On the first question, I agree with most of what you guys are saying.
When I watched the movie for the first time, I felt like he was asking to forget about being the father. I watched it again and I still feel like that was what he was asking the hypnotist to help him forget. He wanted to remain a lover without having to know he's in love with his daughter.
So, the hypnotist told him that he would split into 2: one, the monster, who knows that Mido is his daughter and another who will remain a lover without that burden. We assume that he walked the 70 steps and before he wakes from the hypnosis, lying in the snow, that falling to the ground could be the death of his monster and him waking free from burden of knowledge, or just a simple awakening from hypnosis.
What do I mean by a simple awakening?
If you pay attention, the hypnotist says that with each step the monster would age 1 year and die at the age of 70. This could be hypno-babble for, "walk 70 steps and you'll forget that your lover is your daughter" or you won't forget till you die at the age of 70. Personally I favor the first. It fits more with the feel of the movie since if we don't believe hypnosis works, then why do we believe that the events that took place would take place?

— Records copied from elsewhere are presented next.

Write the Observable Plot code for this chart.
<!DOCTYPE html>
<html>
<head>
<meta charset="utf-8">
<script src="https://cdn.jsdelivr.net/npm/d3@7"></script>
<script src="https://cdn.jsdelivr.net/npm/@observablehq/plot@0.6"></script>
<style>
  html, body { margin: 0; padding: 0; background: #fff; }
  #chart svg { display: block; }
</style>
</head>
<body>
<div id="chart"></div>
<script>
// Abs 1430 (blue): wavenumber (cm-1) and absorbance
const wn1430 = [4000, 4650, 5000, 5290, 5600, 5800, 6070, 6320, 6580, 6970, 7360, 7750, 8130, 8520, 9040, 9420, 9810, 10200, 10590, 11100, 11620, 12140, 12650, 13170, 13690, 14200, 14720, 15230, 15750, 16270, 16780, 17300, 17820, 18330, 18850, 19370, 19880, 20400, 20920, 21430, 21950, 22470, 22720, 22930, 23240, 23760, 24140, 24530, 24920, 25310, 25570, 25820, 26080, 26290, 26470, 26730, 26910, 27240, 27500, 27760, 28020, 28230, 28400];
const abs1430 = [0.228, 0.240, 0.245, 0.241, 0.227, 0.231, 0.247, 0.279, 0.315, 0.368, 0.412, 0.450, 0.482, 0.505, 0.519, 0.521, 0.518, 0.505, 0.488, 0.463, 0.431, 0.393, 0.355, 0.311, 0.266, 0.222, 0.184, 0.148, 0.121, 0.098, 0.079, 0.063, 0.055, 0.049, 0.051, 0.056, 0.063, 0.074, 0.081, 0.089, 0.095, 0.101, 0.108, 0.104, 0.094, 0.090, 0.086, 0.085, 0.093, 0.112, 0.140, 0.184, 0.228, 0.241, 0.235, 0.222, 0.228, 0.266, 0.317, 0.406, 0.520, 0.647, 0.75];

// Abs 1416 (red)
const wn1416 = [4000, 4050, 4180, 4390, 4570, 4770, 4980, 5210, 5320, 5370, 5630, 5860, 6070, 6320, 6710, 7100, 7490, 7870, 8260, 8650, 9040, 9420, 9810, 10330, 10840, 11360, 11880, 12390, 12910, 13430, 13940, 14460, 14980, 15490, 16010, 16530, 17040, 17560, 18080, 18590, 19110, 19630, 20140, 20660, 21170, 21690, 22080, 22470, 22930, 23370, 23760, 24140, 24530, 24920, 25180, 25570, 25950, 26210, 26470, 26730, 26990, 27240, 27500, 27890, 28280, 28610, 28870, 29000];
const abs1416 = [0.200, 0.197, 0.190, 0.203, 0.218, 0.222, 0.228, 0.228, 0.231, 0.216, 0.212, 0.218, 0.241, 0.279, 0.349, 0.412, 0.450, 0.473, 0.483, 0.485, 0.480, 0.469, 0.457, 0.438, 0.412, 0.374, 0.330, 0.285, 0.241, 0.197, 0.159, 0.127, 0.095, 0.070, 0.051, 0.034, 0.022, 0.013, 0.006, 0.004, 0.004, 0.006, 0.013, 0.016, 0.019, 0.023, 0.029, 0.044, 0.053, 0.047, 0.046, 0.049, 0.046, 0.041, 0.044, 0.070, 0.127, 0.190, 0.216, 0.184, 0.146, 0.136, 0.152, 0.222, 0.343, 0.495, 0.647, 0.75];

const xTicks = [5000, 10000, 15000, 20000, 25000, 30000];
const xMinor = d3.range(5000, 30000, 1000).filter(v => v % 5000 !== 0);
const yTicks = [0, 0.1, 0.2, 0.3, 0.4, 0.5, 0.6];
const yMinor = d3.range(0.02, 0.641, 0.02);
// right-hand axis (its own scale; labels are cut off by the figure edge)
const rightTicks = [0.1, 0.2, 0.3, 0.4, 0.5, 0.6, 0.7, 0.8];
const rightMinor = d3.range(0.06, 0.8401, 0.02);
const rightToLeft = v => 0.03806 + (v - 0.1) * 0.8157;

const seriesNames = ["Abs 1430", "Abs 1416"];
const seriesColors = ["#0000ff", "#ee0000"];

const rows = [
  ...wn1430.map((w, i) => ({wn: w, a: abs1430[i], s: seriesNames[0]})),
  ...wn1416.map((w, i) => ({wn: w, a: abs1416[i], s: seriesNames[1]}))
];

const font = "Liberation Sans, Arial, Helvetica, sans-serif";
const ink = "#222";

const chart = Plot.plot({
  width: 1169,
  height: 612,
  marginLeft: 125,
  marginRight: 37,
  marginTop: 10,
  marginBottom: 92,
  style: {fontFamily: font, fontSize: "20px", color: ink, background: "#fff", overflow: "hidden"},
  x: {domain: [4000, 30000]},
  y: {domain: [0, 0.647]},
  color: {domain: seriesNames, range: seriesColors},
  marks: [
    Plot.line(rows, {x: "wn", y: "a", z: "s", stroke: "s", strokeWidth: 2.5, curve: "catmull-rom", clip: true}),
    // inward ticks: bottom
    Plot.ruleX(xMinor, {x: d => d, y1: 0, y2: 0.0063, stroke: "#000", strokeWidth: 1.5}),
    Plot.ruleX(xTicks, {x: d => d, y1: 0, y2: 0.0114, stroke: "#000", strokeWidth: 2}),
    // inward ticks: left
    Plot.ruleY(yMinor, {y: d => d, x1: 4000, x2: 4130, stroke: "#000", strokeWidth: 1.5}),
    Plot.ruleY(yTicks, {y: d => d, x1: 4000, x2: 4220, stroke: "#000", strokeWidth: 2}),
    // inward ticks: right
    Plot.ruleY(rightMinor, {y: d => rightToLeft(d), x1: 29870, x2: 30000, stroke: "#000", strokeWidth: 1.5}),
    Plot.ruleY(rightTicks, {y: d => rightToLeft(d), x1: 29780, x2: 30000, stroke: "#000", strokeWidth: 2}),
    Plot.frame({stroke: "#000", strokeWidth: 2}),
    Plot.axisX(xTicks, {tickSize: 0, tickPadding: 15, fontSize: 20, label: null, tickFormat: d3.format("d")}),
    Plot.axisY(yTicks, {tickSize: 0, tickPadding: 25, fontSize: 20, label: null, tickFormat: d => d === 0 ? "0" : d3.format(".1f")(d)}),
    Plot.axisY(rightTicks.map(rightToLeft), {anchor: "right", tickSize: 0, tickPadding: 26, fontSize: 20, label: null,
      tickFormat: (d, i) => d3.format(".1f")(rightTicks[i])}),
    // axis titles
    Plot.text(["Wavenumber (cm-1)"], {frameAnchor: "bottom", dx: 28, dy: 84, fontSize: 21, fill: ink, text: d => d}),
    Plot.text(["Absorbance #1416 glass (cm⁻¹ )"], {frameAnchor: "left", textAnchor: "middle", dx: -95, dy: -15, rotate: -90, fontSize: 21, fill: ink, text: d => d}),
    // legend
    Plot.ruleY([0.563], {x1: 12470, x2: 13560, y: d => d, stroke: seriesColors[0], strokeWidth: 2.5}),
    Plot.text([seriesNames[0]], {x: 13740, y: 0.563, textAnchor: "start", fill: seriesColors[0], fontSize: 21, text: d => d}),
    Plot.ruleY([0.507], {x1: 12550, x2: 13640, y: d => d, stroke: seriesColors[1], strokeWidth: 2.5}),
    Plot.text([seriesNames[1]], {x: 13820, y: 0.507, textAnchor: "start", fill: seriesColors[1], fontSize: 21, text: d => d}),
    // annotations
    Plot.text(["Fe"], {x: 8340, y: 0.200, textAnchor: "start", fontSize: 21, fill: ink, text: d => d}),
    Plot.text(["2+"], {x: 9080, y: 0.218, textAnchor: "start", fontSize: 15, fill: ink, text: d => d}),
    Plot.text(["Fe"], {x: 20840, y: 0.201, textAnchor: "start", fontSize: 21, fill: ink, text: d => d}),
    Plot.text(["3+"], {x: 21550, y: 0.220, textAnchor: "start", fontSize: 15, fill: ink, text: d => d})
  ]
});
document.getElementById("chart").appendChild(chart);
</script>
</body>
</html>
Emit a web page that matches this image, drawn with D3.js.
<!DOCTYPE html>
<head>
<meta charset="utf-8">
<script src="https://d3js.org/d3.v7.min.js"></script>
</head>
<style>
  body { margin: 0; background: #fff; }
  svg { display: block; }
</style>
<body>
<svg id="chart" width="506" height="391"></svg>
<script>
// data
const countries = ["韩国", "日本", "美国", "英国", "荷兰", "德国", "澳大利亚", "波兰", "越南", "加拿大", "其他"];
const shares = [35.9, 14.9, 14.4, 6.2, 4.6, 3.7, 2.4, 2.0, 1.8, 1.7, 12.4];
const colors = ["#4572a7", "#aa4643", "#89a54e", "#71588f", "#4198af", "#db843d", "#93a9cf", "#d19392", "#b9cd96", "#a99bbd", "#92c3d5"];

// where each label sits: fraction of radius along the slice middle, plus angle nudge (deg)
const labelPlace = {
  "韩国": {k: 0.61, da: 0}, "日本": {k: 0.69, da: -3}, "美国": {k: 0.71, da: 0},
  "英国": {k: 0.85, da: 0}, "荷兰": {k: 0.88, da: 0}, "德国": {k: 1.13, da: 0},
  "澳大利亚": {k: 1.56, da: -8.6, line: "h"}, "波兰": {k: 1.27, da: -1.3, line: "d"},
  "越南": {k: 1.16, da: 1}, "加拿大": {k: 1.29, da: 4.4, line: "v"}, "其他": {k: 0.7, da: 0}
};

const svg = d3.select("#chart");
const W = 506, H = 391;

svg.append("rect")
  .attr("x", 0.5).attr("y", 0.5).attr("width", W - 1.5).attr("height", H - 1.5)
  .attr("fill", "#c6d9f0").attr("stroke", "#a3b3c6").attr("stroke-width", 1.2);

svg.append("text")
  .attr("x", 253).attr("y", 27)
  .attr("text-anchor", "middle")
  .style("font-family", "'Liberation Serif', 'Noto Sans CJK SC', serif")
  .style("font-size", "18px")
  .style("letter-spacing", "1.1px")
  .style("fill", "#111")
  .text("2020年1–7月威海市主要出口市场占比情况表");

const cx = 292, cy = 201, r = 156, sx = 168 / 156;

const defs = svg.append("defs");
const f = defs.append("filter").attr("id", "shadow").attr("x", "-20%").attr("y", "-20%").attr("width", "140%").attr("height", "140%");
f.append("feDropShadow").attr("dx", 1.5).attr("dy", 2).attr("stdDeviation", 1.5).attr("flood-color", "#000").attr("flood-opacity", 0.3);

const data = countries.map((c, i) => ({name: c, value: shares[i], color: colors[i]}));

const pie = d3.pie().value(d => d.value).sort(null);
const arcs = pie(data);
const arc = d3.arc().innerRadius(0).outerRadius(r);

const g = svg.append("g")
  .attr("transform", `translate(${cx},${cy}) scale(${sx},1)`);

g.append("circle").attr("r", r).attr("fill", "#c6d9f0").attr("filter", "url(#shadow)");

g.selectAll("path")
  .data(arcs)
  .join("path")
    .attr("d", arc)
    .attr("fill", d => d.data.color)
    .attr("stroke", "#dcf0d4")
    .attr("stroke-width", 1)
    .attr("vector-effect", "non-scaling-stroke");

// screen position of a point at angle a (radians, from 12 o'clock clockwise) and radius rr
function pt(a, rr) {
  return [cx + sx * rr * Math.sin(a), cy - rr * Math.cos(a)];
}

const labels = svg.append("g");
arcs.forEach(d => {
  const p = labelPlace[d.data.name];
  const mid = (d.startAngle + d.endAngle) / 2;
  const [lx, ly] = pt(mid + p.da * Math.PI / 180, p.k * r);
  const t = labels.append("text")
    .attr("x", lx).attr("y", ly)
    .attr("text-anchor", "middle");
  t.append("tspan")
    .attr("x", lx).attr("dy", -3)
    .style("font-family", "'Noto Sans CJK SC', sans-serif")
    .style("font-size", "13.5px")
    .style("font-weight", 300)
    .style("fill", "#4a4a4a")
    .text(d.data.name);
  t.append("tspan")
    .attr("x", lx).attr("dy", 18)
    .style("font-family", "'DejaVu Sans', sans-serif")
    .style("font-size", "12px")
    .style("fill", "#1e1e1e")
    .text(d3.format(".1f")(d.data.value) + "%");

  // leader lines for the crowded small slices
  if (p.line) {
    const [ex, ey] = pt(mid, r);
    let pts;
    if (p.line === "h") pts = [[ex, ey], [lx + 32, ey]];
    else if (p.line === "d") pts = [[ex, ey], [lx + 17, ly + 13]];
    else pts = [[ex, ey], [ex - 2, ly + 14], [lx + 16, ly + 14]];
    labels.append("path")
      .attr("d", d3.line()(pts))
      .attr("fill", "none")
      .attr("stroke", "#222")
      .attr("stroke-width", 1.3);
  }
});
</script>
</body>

Everything that happened between Oh and Mido were a result of hypnosis. In order to keep their lover relationship going on, Oh went through more hypnosis.
It's all in the smile/cry, I agree.
We can't really pull anything from the smile/cry. Obviously, it can go both ways. It's a smile and a cry. So were the tears of joy that went with the bliss that accompanies ignorance. We may never know. But, the movie quotes a poem a few times, Solitude by Ella Wheeler. The line they chose was "laugh and the world laughs with you, weep, and you weep alone".
Oh will be happy with Mido but the burden of knowledge is carried alone.